Miriam, with her brother Aaron’s support, became jealous of Moses and criticized him. God had been doing marvelous things among the Israelites, revealing his presence in ways not seen nor heard before. Most satisfying to the nation of Israel was that God was revealing himself to them as a very personal and powerful Deity. Of course, up to this point, Moses had been God’s point man. God spoke through him to the people in unheard of ways. But Moses was just one man, and the nation was exceedingly large, so God instructed Moses to expand the base of spokesmen so the word of the Lord could be spread more effectively among the two million Israelites. In Numbers 11, seventy elders of Israel were selected for that role. And even these men had gotten into the act and were prophesying as the Spirit of God came upon them. God was showing up, revealing his presence, revealing his word, revealing his power and revealing his provision.
Something else was showing us, too. Pride! Miriam and Aaron, too, had tremendous encounters with the Lord, and had been used in outstanding ways, but they wanted more. But when they saw Moses getting so much recognition from God and from the people, they were critical because, as his sister and brother, they knew he was flawed. And the perfect opportunity to bring him down a notch or two came in the form of his wife. They focused their criticism on the fact that he had married a non-Israelite woman, and used that as their justification to diminish him while seizing more recognition for themselves.
Amazingly, God stepped in to defend Moses: “Listen carefully to what I’m telling you. If there is a prophet of God among you, I make myself known to him in visions, I speak to him in dreams. But I don’t do it that way with my servant Moses; he has the run of my entire house; I speak to him intimately, in person, in plain talk without riddles: He ponders the very form of God. So why did you show no reverence or respect in speaking against my servant, against Moses?” (Numbers 12:6-8, MSG)

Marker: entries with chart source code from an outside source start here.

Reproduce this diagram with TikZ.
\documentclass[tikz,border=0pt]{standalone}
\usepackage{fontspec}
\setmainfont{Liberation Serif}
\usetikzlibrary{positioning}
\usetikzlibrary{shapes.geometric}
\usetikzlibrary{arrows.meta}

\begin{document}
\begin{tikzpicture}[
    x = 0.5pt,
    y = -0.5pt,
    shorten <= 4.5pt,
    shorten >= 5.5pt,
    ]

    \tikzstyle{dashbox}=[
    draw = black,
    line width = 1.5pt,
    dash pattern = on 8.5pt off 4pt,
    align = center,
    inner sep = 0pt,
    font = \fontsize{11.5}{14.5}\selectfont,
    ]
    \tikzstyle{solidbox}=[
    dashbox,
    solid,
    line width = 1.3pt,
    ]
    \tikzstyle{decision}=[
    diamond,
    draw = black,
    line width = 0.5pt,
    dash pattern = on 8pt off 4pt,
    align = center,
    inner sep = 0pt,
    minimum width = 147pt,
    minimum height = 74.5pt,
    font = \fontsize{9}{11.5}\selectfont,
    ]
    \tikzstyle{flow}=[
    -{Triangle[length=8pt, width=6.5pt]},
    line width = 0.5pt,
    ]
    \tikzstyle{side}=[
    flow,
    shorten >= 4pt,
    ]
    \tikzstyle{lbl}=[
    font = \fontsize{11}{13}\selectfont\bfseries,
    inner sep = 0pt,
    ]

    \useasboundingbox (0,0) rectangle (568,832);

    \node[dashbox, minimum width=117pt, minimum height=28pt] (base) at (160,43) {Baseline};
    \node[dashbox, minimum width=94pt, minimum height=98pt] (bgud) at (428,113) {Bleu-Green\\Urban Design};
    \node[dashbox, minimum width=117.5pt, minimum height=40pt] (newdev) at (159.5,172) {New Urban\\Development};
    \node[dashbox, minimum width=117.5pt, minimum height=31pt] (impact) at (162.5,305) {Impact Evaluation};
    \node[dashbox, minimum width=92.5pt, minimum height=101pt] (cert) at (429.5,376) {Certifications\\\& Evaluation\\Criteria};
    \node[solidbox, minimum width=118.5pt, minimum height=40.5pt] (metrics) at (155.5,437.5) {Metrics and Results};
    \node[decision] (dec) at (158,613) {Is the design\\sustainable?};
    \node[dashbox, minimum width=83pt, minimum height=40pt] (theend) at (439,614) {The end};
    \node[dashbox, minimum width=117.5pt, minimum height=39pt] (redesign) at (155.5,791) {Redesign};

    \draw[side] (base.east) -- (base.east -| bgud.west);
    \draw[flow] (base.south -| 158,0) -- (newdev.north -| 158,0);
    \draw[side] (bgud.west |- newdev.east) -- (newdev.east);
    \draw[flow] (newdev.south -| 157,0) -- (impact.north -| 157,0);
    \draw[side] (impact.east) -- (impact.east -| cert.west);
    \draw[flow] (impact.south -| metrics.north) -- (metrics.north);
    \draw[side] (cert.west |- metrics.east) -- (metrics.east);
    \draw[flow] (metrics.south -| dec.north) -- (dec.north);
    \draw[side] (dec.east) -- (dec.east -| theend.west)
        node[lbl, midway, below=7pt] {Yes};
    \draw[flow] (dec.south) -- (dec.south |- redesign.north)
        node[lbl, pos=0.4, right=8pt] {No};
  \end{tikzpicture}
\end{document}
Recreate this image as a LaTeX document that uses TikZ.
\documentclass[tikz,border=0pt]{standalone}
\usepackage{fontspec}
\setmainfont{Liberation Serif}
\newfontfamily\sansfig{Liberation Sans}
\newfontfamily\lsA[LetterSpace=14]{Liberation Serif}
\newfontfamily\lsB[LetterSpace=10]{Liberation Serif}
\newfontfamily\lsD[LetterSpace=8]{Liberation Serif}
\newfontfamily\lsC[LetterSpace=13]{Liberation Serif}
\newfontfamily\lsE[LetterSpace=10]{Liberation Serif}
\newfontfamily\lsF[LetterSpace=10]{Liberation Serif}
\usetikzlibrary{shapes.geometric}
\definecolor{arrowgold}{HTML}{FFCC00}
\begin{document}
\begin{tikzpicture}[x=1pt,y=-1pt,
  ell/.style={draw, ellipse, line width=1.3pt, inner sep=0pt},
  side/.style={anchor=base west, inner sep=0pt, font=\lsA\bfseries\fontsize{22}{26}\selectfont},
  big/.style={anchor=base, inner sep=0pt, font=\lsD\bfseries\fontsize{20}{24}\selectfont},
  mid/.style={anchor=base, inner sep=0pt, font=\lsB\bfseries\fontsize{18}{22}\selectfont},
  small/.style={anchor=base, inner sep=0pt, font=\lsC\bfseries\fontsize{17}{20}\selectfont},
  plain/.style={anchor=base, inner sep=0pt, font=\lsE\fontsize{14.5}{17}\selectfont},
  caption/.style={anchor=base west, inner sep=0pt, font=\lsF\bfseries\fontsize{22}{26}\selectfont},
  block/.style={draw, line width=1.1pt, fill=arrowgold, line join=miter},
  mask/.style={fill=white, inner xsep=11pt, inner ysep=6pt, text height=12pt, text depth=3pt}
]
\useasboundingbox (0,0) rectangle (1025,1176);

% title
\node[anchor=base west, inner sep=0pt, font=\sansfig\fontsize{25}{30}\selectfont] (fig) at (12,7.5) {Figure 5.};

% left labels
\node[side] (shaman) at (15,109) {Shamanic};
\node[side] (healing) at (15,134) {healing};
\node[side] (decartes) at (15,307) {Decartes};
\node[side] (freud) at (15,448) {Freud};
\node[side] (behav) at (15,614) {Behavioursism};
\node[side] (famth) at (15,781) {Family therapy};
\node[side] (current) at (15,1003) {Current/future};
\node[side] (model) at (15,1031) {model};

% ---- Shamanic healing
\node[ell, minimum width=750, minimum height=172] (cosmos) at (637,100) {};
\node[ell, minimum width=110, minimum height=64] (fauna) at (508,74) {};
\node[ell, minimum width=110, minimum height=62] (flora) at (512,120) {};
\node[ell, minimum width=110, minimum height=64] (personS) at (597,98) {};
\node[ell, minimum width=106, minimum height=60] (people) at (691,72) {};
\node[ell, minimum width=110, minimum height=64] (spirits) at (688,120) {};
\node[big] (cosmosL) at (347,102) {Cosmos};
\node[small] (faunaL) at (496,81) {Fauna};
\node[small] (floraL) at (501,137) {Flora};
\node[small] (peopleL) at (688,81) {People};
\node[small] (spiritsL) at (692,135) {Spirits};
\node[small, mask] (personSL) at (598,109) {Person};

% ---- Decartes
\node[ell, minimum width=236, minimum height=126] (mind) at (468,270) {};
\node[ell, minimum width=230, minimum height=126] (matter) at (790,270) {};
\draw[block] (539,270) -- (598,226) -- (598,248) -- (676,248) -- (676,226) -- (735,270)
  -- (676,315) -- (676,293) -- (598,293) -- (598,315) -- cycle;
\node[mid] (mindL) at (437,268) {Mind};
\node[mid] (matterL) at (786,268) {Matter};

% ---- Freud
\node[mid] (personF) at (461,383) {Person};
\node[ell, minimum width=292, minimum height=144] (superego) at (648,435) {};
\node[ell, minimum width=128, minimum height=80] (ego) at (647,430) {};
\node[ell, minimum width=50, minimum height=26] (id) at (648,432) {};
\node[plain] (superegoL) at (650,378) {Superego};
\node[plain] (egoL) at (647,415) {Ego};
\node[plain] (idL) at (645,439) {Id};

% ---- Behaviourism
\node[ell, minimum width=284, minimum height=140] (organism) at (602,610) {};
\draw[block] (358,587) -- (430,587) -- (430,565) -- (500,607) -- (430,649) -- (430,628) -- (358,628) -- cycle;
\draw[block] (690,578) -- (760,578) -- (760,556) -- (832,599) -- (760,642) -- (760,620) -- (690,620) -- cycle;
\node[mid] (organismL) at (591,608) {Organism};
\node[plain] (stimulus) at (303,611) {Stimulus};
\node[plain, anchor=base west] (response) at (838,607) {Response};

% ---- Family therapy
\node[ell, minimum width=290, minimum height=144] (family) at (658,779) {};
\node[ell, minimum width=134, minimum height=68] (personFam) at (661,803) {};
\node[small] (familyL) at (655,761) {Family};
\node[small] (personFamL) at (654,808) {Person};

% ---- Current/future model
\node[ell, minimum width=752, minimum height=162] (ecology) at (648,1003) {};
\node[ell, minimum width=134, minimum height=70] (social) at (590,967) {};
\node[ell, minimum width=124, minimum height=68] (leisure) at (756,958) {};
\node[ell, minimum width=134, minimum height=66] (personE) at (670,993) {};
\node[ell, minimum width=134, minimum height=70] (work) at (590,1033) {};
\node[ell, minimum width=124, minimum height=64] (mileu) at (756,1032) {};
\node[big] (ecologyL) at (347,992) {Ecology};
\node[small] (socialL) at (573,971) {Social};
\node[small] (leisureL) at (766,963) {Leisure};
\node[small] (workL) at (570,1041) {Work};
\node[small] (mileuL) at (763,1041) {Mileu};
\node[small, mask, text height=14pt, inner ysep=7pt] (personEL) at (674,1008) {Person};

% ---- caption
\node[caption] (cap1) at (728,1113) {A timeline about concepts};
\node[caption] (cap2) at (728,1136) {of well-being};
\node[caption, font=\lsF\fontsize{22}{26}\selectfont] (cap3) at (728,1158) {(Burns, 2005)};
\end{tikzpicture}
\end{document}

If you are a spiritual leader, how awesome would it be that God would literally come to your defense? Would to God that he would do that today when his human leaders are under unfair criticism and flesh-inspired attack!
But what is even more powerful is God’s evaluation of Moses as he sets Miriam and Aaron straight. God acknowledges that he speaks through others prophetically, but Moses is on an altogether higher plain—God trusts him, so he speaks to him face to face; Moses received the Lord’s direct communication; Moses sees the Lord as he is.
What a testimony! And as a spiritual leader, that should be the benchmark I set for both my life and ministry—that God trusts me.
That is my prayer, that God will find me trustworthy! How about you? In whatever role of influence God has given you, whether great or small, whether others respect your leadership or you are facing challenges, make it your aim to humbly, submissively offer yourself to the One you represent, and allow him to put his divine affirmation upon your leadership.